DO 06.02.2020 | 23.35 Uhr | ZDF
Dass hinter der Kunstfigur Atze Schröder ein sehr kluger, nachdenklicher, sympathischer Kerl steckt, das wissen vermutlich die wenigsten. Aber in den vergangenen Monaten hat er mehrere spannende Interviews gegeben, die nicht aus Sicht des Komikers Atze geführt worden sind, sondern aus Sicht des Mannes dahinter. 2019 war er im „Hotel Matze“ zu Gast, einem Interview-Podcast. Dort gab er ein sehr ernsthaftes, extrem spannendes Interview, in dem er sich nicht nur über seine Kunstfigur äußerte, sondern auch zu aktuellen gesellschaftlichen Strömungen. Es war ein Gespräch sehr weit weg vom Schenkelklopfer-Atze.
Deshalb war es am Donnerstagabend auch nur auf den ersten Blick verwunderlich, dass bei Markus Lanz in „Markus Lanz“ im ZDF Atze Schröder zu Gast war – neben einer Holocaust-Überlebenden und ihrer Tochter. Comedy neben Geschichte? Geht das?
Ja, das geht – wenn man weiß, dass Atze Schröder mehr ist als Comedy.
Die Holocaust-Überlebende Eva Szepesi erzählte von den Nazi-Verbrechen im Zweiten Weltkrieg und von ihrer Zeit im KZ Auschwitz. Es waren bewegende Minuten.
Atze Schröder ist später zunächst nach seinem Werdegang befragt worden – das übliche Gespräch. Aber irgendwie kam das Gespräch auf Atze Schröders (den wahren Namen des Mannes hinter Atze kennt man ja nicht) Vater. Er erzählte, dass er die ersten Auftritte noch miterlebt habe und dass er dabei war, als sein Vater plötzlich starb. Er erzählte davon, dass er zunächst nicht trauern konnte und dass die Trauer ihn wie eine Wucht erwischte, zwei Jahre danach.

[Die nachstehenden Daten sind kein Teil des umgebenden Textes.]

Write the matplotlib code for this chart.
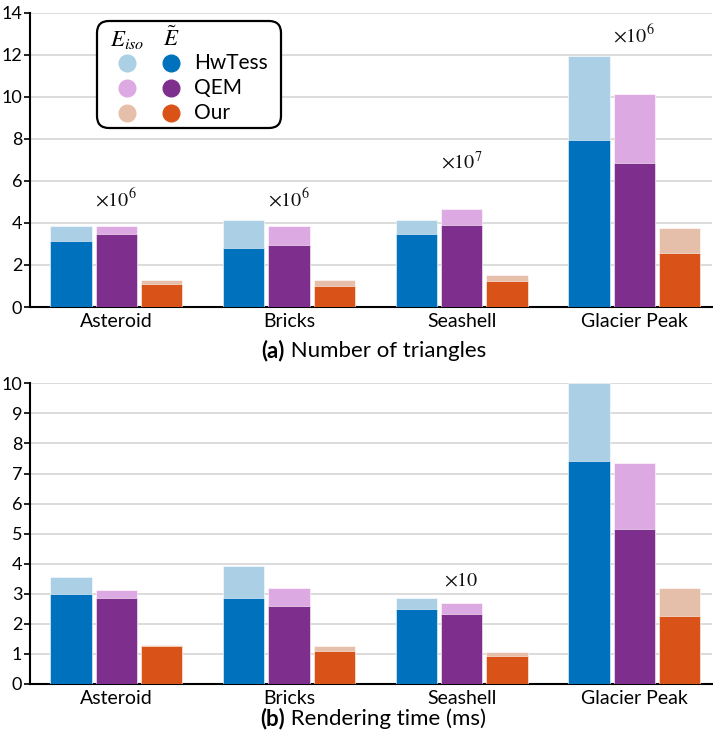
import matplotlib
matplotlib.use("Agg")
import matplotlib.pyplot as plt
import matplotlib.transforms as mtransforms
from matplotlib.patches import FancyBboxPatch
import numpy as np

plt.rcParams["font.family"] = ["Lato", "DejaVu Sans"]
plt.rcParams["mathtext.fontset"] = "stix"

# ---- data -------------------------------------------------------------
scenes = ["Asteroid", "Bricks", "Seashell", "Glacier Peak"]
methods = ["HwTess", "QEM", "Our"]

# number of triangles (scaled per scene, see multipliers)
tri_iso_hwtess = [3.85, 4.12, 4.14, 11.92]
tri_iso_qem = [3.86, 3.86, 4.64, 10.15]
tri_iso_our = [1.30, 1.30, 1.50, 3.78]
tri_tilde_hwtess = [3.15, 2.82, 3.47, 7.95]
tri_tilde_qem = [3.47, 2.95, 3.92, 6.84]
tri_tilde_our = [1.10, 0.98, 1.22, 2.57]
tri_multipliers = [r"$\times10^6$", r"$\times10^6$", r"$\times10^7$", r"$\times10^6$"]

# rendering time in ms (scaled per scene, see multipliers)
time_iso_hwtess = [3.55, 3.91, 2.86, 10.00]
time_iso_qem = [3.14, 3.18, 2.68, 7.36]
time_iso_our = [1.29, 1.25, 1.07, 3.18]
time_tilde_hwtess = [3.00, 2.87, 2.50, 7.42]
time_tilde_qem = [2.87, 2.59, 2.32, 5.16]
time_tilde_our = [1.25, 1.11, 0.94, 2.27]
time_multipliers = ["", "", r"$\times10$", ""]

# ---- style ------------------------------------------------------------
dark_colors = ["#0072BD", "#7E2F8E", "#D95319"]
light_colors = ["#ABCFE5", "#DDA9E3", "#E6BFAB"]

W, H = 713, 744
fig = plt.figure(figsize=(W / 100, H / 100), dpi=100)


def frac_rect(left, top, right, bottom):
    return [left / W, 1 - bottom / H, (right - left) / W, (bottom - top) / H]


ax_tri = fig.add_axes(frac_rect(30, 12.7, 712, 307))
ax_time = fig.add_axes(frac_rect(30, 383.3, 712, 684))

x = np.arange(len(scenes))
bar_w = 0.24
step = 0.263


def draw_panel(ax, iso_sets, tilde_sets, ymax, ystep, mults, mult_y):
    ax.set_axisbelow(True)
    ax.grid(axis="y", color="#dcdcdc", linewidth=1.4)
    for i, (iso, tilde) in enumerate(zip(iso_sets, tilde_sets)):
        xs = x + (i - 1) * step
        ax.bar(xs, iso, width=bar_w, color=light_colors[i],
               edgecolor="white", linewidth=0.4, zorder=2)
        ax.bar(xs, tilde, width=bar_w, color=dark_colors[i],
               edgecolor="white", linewidth=0.4, zorder=3)
    for xi, label, yy in zip(x, mults, mult_y):
        if label:
            ax.text(xi, yy, label, ha="center", va="center", fontsize=14.5,
                    color="#111111")
    ax.set_xlim(-0.5, 3.45)
    ax.set_ylim(0, ymax)
    ax.set_yticks(np.arange(0, ymax + 0.01, ystep))
    ax.set_xticks(x)
    ax.set_xticklabels(scenes, fontsize=14)
    ax.tick_params(axis="x", length=0, pad=4)
    ax.tick_params(axis="y", length=4, width=1.2, labelsize=13, pad=1.5)
    for side in ("top", "right"):
        ax.spines[side].set_visible(False)
    for side in ("left", "bottom"):
        ax.spines[side].set_linewidth(1.5)
        ax.spines[side].set_color("black")


draw_panel(ax_tri,
           [tri_iso_hwtess, tri_iso_qem, tri_iso_our],
           [tri_tilde_hwtess, tri_tilde_qem, tri_tilde_our],
           14, 2, tri_multipliers, [5.15, 5.15, 6.95, 12.95])
draw_panel(ax_time,
           [time_iso_hwtess, time_iso_qem, time_iso_our],
           [time_tilde_hwtess, time_tilde_qem, time_tilde_our],
           10, 1, time_multipliers, [0, 0, 3.47, 0])

# ---- legend (drawn in pixel space) ------------------------------------
ident = mtransforms.IdentityTransform()


def py(y):
    return H - y


box = FancyBboxPatch((97 + 10, py(128) + 10), 184 - 20, 107 - 20,
                     boxstyle="round,pad=10,rounding_size=12",
                     transform=ident, facecolor="white", edgecolor="black",
                     linewidth=1.6, zorder=10)
fig.patches.append(box)

fig.text(127 / W, 1 - 40 / H, r"$E_{iso}$", ha="center", va="center",
         fontsize=16.5, zorder=11)
fig.text(171 / W, 1 - 38 / H, r"$\tilde{E}$", ha="center", va="center",
         fontsize=16.5, zorder=11)
row_y = [62.7, 87.7, 112.7]
for i, (name, yy) in enumerate(zip(methods, row_y)):
    fig.lines.append(plt.Line2D([127.3], [py(yy)], marker="o", markersize=12,
                                color=light_colors[i], linestyle="none",
                                transform=ident, zorder=11))
    fig.lines.append(plt.Line2D([171], [py(yy)], marker="o", markersize=12,
                                color=dark_colors[i], linestyle="none",
                                transform=ident, zorder=11))
    fig.text(194 / W, 1 - yy / H, name, ha="left", va="center",
             fontsize=15, zorder=11)

# ---- captions ---------------------------------------------------------
fig.canvas.draw()
renderer = fig.canvas.get_renderer()


def caption(tag, rest, center_x, y):
    t1 = fig.text(0, 1 - y / H, tag, fontsize=16, fontweight="bold",
                  ha="left", va="center")
    t2 = fig.text(0, 1 - y / H, " " + rest, fontsize=16,
                  ha="left", va="center")
    w1 = t1.get_window_extent(renderer).width
    w2 = t2.get_window_extent(renderer).width
    start = center_x - (w1 + w2) / 2
    t1.set_x(start / W)
    t2.set_x((start + w1) / W)


caption("(a)", "Number of triangles", 374, 351)
caption("(b)", "Rendering time (ms)", 373, 719)

fig.savefig("out.png", dpi=100)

Sein Vater sei 1924 geboren worden, und er sei dann in den Krieg gezogen – mit 17. Erst mit 30 kam er zurück.
Atze sagte, sein Vater habe als Soldat „die schlimmsten Sachen gemacht“. Und: „Nach dem Krieg hat er sich entschieden, diese Tür erst mal zuzumachen und ein gutes Leben zu führen.“ Einigen seiner Brüder sei das nicht gelungen – große Tragödien: „Ich habe erfahren, dass meine Oma sich erhängt hatte, dass sich meine Onkels erhängt hatten. Da bin ich in ein Tief gefallen.“ Atze mit feuchten Augen. „Ich vermute, wenn mein Vater hier wäre, würde er sich entschuldigen“, sagte er zu Eva Szepesi. Er ging dann zu ihr, nahm ihre Hand. „Es tut mir Leid. „Es tut mir leid. Wir dürfen das nie vergessen.“ Und noch mal mit Nachdruck: „Wir dürfen das nie vergessen!“
Das hatte dann mit Comedy nichts mehr zu tun – sondern mit dem wahren Leben.
In den asozialen Medien musste er sich dafür von rechtsextremen Hetzern beschimpfen lassen, die sich vermutlich fälschlicherweise gar nicht als Rassisten bezeichnen würden.
Aber von solchen dummen Idioten sollte, darf man sich nicht einschüchtern lassen. Gerade wenn es um Erzählungen aus der Zeit des Holocausts geht.